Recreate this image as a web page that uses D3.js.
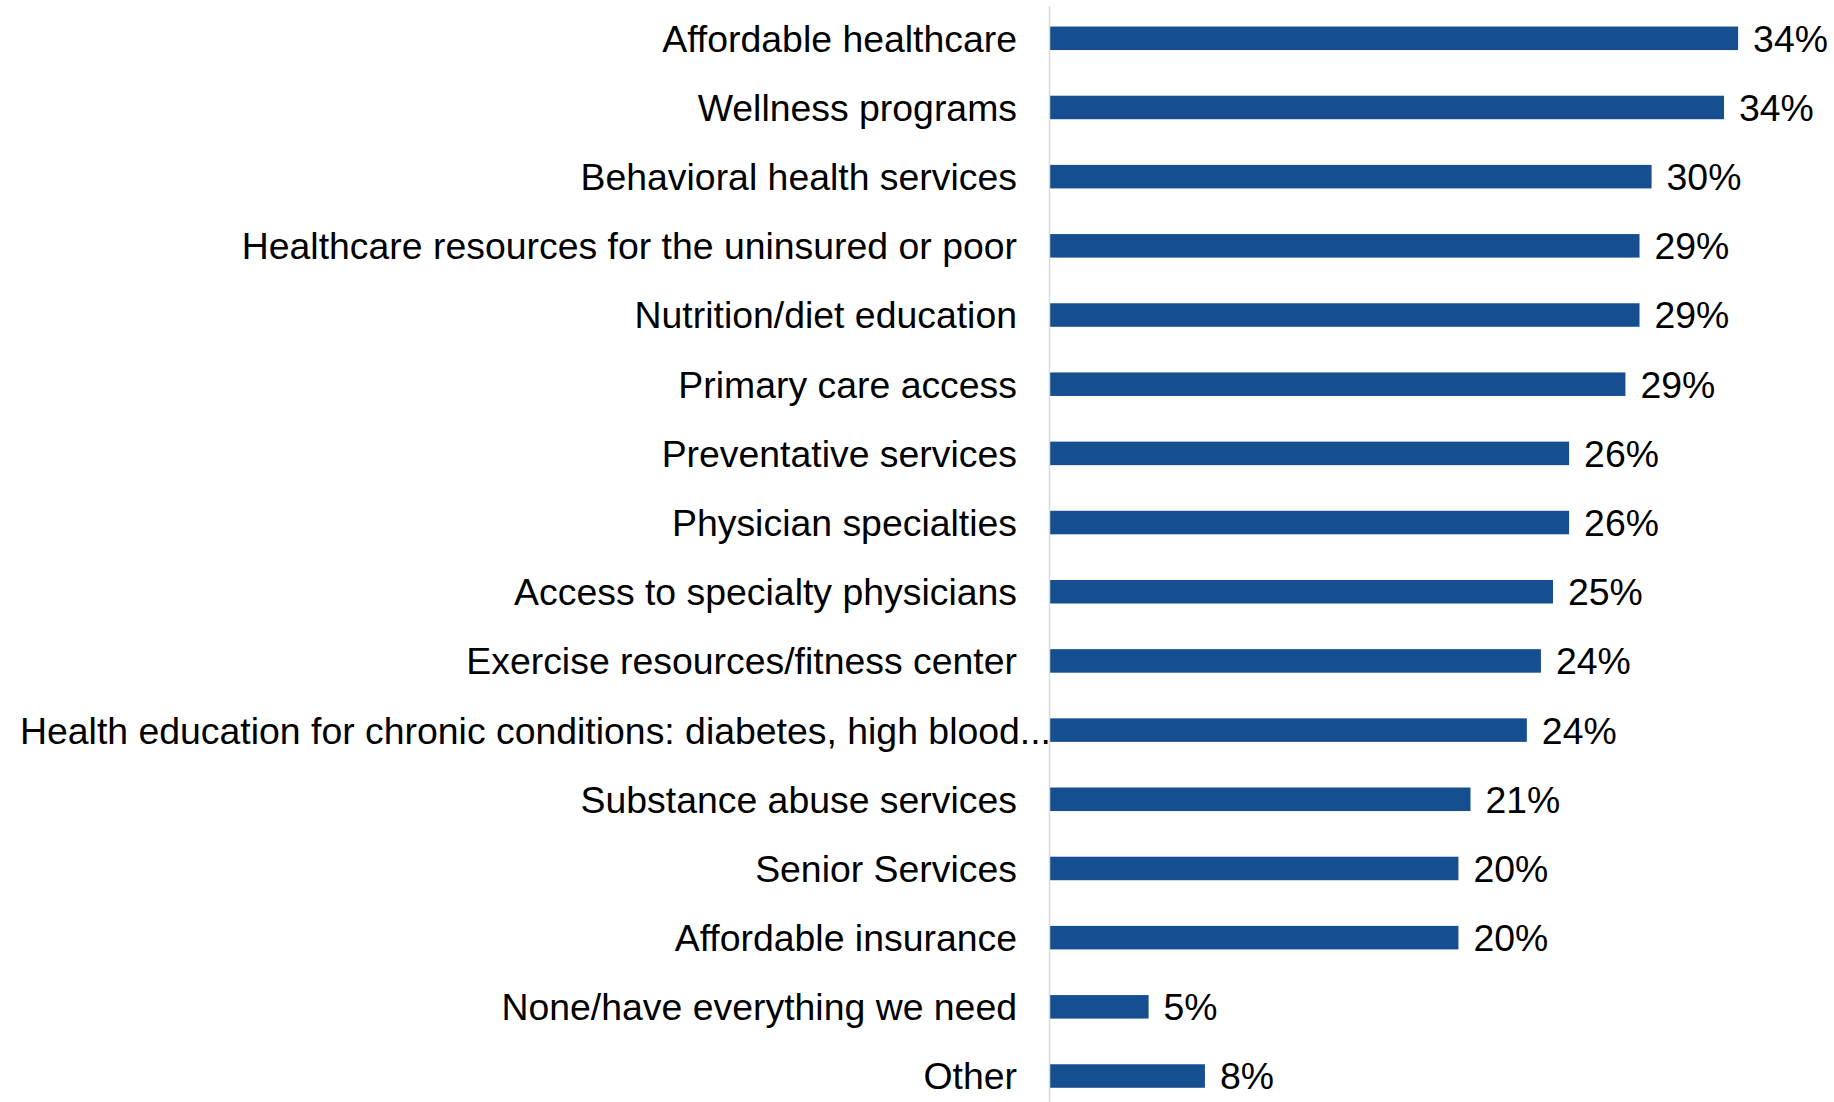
<!DOCTYPE html>
<html>
<head>
<meta charset="utf-8">
<script src="https://cdn.jsdelivr.net/npm/d3@7"></script>
<style>
  html, body { margin: 0; padding: 0; background: #fff; }
  svg { display: block; }
  text { font-family: "Liberation Sans", Arial, sans-serif; }
</style>
</head>
<body>
<svg id="chart" width="1834" height="1102"></svg>
<script>
const categories = [
  "Affordable healthcare",
  "Wellness programs",
  "Behavioral health services",
  "Healthcare resources for the uninsured or poor",
  "Nutrition/diet education",
  "Primary care access",
  "Preventative services",
  "Physician specialties",
  "Access to specialty physicians",
  "Exercise resources/fitness center",
  "Health education for chronic conditions: diabetes, high blood...",
  "Substance abuse services",
  "Senior Services",
  "Affordable insurance",
  "None/have everything we need",
  "Other"
];
const values = [34.2, 33.5, 29.9, 29.3, 29.3, 28.6, 25.8, 25.8, 25.0, 24.4, 23.7, 20.9, 20.3, 20.3, 4.9, 7.7];

const W = 1834, H = 1102;
const axisX = 1050;
const svg = d3.select("#chart");

const x = d3.scaleLinear().domain([0, 35]).range([axisX, axisX + 35 * 20.12]);
const y = d3.scaleBand().domain(categories).range([3.7, 1110.6])
  .paddingInner(0.66).paddingOuter(0.33);

// bars
svg.append("g").selectAll("rect").data(values).join("rect")
  .attr("x", x(0))
  .attr("y", (d, i) => y(categories[i]))
  .attr("width", d => x(d) - x(0))
  .attr("height", y.bandwidth())
  .attr("fill", "#154f8f");

// axis line
svg.append("line")
  .attr("x1", axisX - 0.5).attr("x2", axisX - 0.5)
  .attr("y1", 6).attr("y2", H)
  .attr("stroke", "#d9d9d9").attr("stroke-width", 1.5);

// category labels
const yAxis = svg.append("g")
  .attr("transform", `translate(${axisX},0)`)
  .call(d3.axisLeft(y).tickSize(0).tickPadding(33));
yAxis.select(".domain").remove();
yAxis.selectAll("text")
  .attr("font-family", "'Liberation Sans', Arial, sans-serif")
  .attr("font-size", 37.4)
  .attr("fill", "#000")
  .attr("dy", "0.36em")
  .filter(d => d.endsWith("..."))
  .attr("x", 1);

// value labels
svg.append("g").selectAll("text").data(values).join("text")
  .attr("x", d => x(d) + 15)
  .attr("y", (d, i) => y(categories[i]) + y.bandwidth() / 2)
  .attr("dy", "0.36em")
  .attr("font-size", 37.4)
  .attr("fill", "#000")
  .text(d => Math.round(d) + "%");
</script>
</body>
</html>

Exercise details:
Omit the pictures, then quote the rest of the material above exactly.

The response:
Recreate this image as a web page that uses D3.js.
<!DOCTYPE html>
<html>
<head>
<meta charset="utf-8">
<script src="https://cdn.jsdelivr.net/npm/d3@7"></script>
<style>
  html, body { margin: 0; padding: 0; background: #fff; }
  svg { display: block; }
  text { font-family: "Liberation Sans", Arial, sans-serif; }
</style>
</head>
<body>
<svg id="chart" width="1834" height="1102"></svg>
<script>
const categories = [
  "Affordable healthcare",
  "Wellness programs",
  "Behavioral health services",
  "Healthcare resources for the uninsured or poor",
  "Nutrition/diet education",
  "Primary care access",
  "Preventative services",
  "Physician specialties",
  "Access to specialty physicians",
  "Exercise resources/fitness center",
  "Health education for chronic conditions: diabetes, high blood...",
  "Substance abuse services",
  "Senior Services",
  "Affordable insurance",
  "None/have everything we need",
  "Other"
];
const values = [34.2, 33.5, 29.9, 29.3, 29.3, 28.6, 25.8, 25.8, 25.0, 24.4, 23.7, 20.9, 20.3, 20.3, 4.9, 7.7];

const W = 1834, H = 1102;
const axisX = 1050;
const svg = d3.select("#chart");

const x = d3.scaleLinear().domain([0, 35]).range([axisX, axisX + 35 * 20.12]);
const y = d3.scaleBand().domain(categories).range([3.7, 1110.6])
  .paddingInner(0.66).paddingOuter(0.33);

// bars
svg.append("g").selectAll("rect").data(values).join("rect")
  .attr("x", x(0))
  .attr("y", (d, i) => y(categories[i]))
  .attr("width", d => x(d) - x(0))
  .attr("height", y.bandwidth())
  .attr("fill", "#154f8f");

// axis line
svg.append("line")
  .attr("x1", axisX - 0.5).attr("x2", axisX - 0.5)
  .attr("y1", 6).attr("y2", H)
  .attr("stroke", "#d9d9d9").attr("stroke-width", 1.5);

// category labels
const yAxis = svg.append("g")
  .attr("transform", `translate(${axisX},0)`)
  .call(d3.axisLeft(y).tickSize(0).tickPadding(33));
yAxis.select(".domain").remove();
yAxis.selectAll("text")
  .attr("font-family", "'Liberation Sans', Arial, sans-serif")
  .attr("font-size", 37.4)
  .attr("fill", "#000")
  .attr("dy", "0.36em")
  .filter(d => d.endsWith("..."))
  .attr("x", 1);

// value labels
svg.append("g").selectAll("text").data(values).join("text")
  .attr("x", d => x(d) + 15)
  .attr("y", (d, i) => y(categories[i]) + y.bandwidth() / 2)
  .attr("dy", "0.36em")
  .attr("font-size", 37.4)
  .attr("fill", "#000")
  .text(d => Math.round(d) + "%");
</script>
</body>
</html>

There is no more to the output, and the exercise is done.